*Written exercise*. Print nothing but the lines from the start of the listing below through the line that contains "const labelEvery = 13; // weeks per quarter". Do not include the pictures.
:: Recorded data ::
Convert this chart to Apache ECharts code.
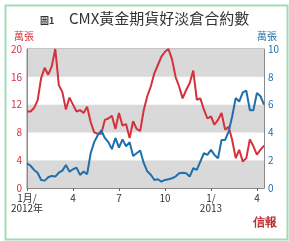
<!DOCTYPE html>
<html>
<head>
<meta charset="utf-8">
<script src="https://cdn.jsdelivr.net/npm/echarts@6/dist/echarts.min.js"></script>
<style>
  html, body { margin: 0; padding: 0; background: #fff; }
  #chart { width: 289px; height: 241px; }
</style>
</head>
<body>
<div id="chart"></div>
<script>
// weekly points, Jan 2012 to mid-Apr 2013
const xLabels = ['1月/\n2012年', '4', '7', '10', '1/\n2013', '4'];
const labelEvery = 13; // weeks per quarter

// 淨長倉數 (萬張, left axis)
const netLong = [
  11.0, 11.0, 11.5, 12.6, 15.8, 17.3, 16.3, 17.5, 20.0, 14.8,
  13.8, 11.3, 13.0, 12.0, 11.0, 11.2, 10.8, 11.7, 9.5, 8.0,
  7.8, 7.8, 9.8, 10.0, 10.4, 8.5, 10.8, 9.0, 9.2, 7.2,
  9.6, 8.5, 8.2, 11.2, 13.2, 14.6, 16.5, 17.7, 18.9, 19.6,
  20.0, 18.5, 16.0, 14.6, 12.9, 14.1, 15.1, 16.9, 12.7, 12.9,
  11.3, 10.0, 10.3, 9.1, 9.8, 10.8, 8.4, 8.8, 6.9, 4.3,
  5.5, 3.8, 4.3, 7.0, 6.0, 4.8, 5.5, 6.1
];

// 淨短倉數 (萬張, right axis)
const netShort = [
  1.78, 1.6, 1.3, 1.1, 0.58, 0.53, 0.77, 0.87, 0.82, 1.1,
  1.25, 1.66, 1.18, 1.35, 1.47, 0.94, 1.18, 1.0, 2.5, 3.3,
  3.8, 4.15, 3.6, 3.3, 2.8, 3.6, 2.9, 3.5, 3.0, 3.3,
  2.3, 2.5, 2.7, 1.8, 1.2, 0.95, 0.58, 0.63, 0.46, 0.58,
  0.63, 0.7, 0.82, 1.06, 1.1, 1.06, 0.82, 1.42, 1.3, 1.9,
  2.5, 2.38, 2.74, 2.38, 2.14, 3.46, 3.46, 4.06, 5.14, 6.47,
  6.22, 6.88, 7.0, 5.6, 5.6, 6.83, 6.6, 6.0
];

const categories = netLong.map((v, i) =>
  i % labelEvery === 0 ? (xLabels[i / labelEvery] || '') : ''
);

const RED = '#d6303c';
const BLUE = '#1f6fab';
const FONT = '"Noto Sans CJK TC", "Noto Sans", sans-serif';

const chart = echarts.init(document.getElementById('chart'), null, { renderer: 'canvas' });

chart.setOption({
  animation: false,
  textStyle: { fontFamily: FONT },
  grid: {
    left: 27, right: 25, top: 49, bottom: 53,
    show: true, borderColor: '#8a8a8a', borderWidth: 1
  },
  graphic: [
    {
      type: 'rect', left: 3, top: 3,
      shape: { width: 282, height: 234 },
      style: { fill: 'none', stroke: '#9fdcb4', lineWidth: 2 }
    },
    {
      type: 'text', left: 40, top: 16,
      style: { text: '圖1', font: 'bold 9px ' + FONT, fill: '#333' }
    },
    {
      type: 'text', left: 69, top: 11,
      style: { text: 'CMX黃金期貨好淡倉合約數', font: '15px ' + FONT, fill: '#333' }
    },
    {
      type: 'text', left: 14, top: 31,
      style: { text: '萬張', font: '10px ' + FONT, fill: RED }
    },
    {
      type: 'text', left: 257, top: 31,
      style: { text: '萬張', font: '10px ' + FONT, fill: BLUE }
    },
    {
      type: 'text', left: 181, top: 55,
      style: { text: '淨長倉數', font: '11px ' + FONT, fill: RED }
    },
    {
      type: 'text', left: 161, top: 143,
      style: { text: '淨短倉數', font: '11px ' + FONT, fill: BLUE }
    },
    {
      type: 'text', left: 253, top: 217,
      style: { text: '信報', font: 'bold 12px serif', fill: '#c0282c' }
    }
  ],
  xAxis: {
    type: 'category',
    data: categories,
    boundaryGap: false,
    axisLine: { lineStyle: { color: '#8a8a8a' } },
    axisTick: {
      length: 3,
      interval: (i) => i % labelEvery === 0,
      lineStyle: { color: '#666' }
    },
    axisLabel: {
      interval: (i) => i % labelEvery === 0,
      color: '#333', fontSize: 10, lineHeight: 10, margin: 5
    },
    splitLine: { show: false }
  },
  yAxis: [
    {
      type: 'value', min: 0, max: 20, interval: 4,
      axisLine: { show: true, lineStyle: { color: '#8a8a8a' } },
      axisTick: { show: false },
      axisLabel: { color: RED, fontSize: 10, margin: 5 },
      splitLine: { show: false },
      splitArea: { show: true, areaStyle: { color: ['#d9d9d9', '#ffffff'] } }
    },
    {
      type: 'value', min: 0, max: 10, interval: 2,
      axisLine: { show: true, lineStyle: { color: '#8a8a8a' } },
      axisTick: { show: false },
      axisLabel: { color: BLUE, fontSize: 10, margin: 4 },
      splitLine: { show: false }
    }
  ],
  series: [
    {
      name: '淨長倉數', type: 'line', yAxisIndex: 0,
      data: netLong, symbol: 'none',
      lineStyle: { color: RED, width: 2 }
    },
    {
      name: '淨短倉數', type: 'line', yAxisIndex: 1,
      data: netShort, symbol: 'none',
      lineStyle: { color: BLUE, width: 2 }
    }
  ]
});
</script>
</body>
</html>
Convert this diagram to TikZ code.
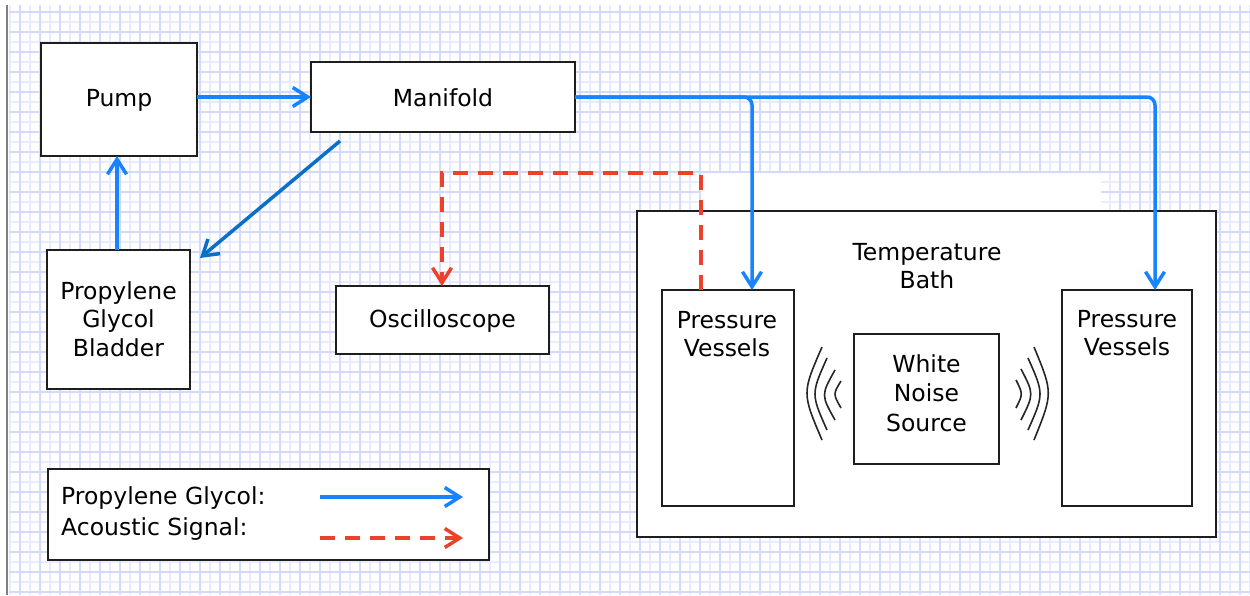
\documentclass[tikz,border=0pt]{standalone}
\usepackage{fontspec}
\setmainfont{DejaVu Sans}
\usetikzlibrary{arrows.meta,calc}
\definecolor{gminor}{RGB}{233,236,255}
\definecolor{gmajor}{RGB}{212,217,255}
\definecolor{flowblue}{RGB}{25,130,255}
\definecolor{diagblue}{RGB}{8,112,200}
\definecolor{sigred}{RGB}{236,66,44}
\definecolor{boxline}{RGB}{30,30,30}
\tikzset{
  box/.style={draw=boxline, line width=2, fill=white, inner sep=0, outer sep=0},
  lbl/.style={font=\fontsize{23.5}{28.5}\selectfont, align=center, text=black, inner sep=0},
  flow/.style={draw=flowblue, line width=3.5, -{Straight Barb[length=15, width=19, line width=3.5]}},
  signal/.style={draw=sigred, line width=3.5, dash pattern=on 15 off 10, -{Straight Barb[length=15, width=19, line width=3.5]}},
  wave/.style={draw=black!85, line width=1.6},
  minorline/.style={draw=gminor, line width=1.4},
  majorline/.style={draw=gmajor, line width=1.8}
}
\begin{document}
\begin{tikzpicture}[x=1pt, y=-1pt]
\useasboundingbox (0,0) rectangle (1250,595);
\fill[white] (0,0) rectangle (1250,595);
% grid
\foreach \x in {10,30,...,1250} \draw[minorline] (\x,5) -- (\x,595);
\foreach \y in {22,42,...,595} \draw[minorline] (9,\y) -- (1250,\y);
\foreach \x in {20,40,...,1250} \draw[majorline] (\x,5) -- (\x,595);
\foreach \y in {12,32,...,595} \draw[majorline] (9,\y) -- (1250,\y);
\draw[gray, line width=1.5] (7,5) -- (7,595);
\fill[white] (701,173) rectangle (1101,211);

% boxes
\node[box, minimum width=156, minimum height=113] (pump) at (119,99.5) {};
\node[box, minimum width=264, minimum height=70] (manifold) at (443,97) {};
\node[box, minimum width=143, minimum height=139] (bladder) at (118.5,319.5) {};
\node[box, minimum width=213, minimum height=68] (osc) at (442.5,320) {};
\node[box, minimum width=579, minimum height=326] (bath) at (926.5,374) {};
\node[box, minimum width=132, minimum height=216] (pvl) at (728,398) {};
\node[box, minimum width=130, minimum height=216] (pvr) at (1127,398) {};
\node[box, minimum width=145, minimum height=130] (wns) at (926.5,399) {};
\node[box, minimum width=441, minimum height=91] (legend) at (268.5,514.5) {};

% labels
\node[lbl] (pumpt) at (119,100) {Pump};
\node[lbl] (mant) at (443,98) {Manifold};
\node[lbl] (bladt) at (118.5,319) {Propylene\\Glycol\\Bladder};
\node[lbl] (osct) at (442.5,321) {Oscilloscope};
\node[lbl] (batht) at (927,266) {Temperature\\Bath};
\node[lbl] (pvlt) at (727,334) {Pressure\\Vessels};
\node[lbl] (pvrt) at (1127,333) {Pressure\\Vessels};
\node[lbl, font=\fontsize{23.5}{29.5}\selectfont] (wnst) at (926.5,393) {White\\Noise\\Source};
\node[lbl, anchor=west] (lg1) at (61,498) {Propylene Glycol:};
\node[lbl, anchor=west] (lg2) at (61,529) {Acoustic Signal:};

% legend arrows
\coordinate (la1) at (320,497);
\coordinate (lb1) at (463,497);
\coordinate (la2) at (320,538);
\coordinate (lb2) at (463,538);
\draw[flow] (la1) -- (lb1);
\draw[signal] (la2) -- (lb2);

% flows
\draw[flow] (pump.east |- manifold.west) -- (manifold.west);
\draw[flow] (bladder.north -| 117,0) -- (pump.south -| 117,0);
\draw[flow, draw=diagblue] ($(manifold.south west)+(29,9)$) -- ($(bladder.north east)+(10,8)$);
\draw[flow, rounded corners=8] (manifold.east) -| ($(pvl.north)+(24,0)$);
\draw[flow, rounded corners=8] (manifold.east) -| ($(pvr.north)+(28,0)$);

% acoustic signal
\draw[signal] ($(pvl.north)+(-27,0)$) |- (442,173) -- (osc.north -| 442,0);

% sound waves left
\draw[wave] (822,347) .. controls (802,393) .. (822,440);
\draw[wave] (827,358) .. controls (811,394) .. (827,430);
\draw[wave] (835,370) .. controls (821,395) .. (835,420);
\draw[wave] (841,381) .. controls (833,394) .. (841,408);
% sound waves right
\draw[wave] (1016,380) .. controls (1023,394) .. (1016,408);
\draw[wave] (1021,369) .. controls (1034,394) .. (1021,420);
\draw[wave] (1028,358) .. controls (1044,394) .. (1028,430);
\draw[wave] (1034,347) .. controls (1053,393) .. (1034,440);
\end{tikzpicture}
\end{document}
:::
*Full answer*.
Convert this chart to Apache ECharts code.
<!DOCTYPE html>
<html>
<head>
<meta charset="utf-8">
<script src="https://cdn.jsdelivr.net/npm/echarts@6/dist/echarts.min.js"></script>
<style>
  html, body { margin: 0; padding: 0; background: #fff; }
  #chart { width: 289px; height: 241px; }
</style>
</head>
<body>
<div id="chart"></div>
<script>
// weekly points, Jan 2012 to mid-Apr 2013
const xLabels = ['1月/\n2012年', '4', '7', '10', '1/\n2013', '4'];
const labelEvery = 13; // weeks per quarter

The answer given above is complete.